Ha pasado mucho tiempo, demasiado –creo yo–, desde que el apellido Castro entrara aparatosamente al salón de la fama cubana. Lo más curioso es que aún, los miembros de esa familia, continúan marcando el trending topic de la historia. O de la histeria, da igual, ambas son una misma mentira que forman un rompecabezas armado con diferentes fragmentos de impresionantes verdades. Y es que el Gobierno de La Habana, más que un sistema monárquico, intentó y casi logró una calaña con estructura eclesiástica que veneró el fidelismo, no como ideología sino como religión.
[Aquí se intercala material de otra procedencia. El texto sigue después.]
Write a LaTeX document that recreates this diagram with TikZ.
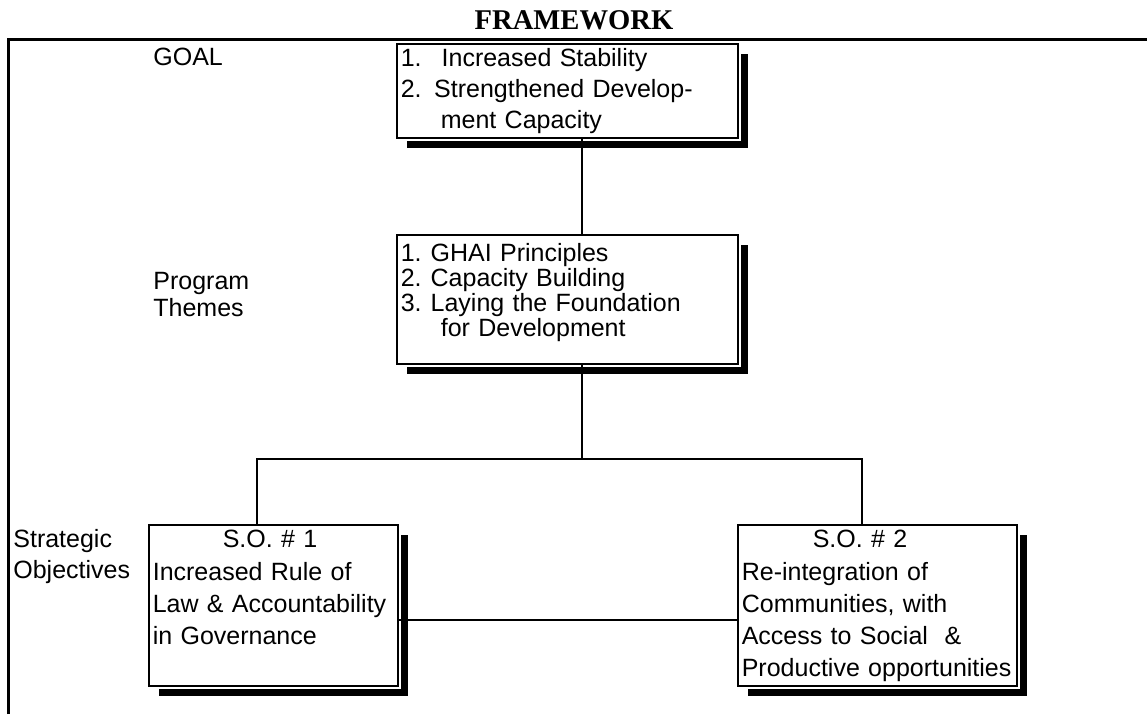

Inventó símbolos, mitos, ética, estilo de vida, doctrina, lugares históricos y hasta un libro sagrado (La Historia me absolverá) que, a fuerza de premio y castigo, permanecían unidos con relativa adherencia a una malsana devoción hacia sus dirigentes-deidades, que escondían verdaderas galimatías tras un muro de austeridad que les servía de pantalla. Aquella extraña comunión de hombres "cuasi perfectos" lograron mantener la privacidad, en una suerte de claustro, durante el ancien regime, que duró hasta el 2006.
No se veían los excesos; pero existían, claro está. Ibiza, Mykonos, París, Mónaco, Puerto Banús o Saint Tropez fueron destinos seguros hasta que apareció internet y destapó la olla.
El muro terminó de agrietarse cuando el nuevo líder tomó las riendas del poder. Los fieles comunistas pierden el credo al conocer que su general, Raúl Castro, se beneficia directa e indirectamente de los dividendos que a su familia le reportan las acciones de Bacardí, una de las empresas más vilipendiadas por el Gobierno cubano.
Algunos dirigentes comentaron, en su momento, que sobre los años 90 ejecutivos de esa compañía intentaron comprar las acciones en manos de los Castro Espín y que, después de una secreta reunión familiar, los tenedores actuales del preciado poder cubano, declinaron vender.
No se trata de un acto ilegal; pero sí de un rasgo inmoral que alborotó a todo el rebaño. El más reciente episodio para desmitificar tan "pulcra" falsedad lo protagonizó el carismático, elegante, encantador y arrogante ortopédico, Antonio Castro Soto del Valle, que vive y disfruta su vida importándole un comino lo que piensen los demás.
El cuarto de los cinco hijos nacidos de la unión del dictador Fidel Castro con Dalia Soto del Valle, creció rodeado de halagos. Siente que sus privilegios son absolutos derechos que le tocan por nacimiento y, harto de falsa modestia, sabe que a sus influencias puede sacarle un mayor y mejor partido que cualquier jinetera a su cuerpo.
Personalmente, no soy partidario de echarle petróleo a esa llama; la atmósfera social cubana de hoy es muy parecida a la que se vivió en República Dominicana durante los años postrujillo. Por eso opino que para lograr una verdadera reconciliación entre cubanos, e intentando estimular una sanidad democrática, a los Castro que no hayan cometido delitos graves, se les debe ofrecer una libertad sin consecuencias ni responsabilidades para que, en nombre de cada familia separada, de la agonía de las viudas y de cada hijo que creció sin padre, se larguen todos del país.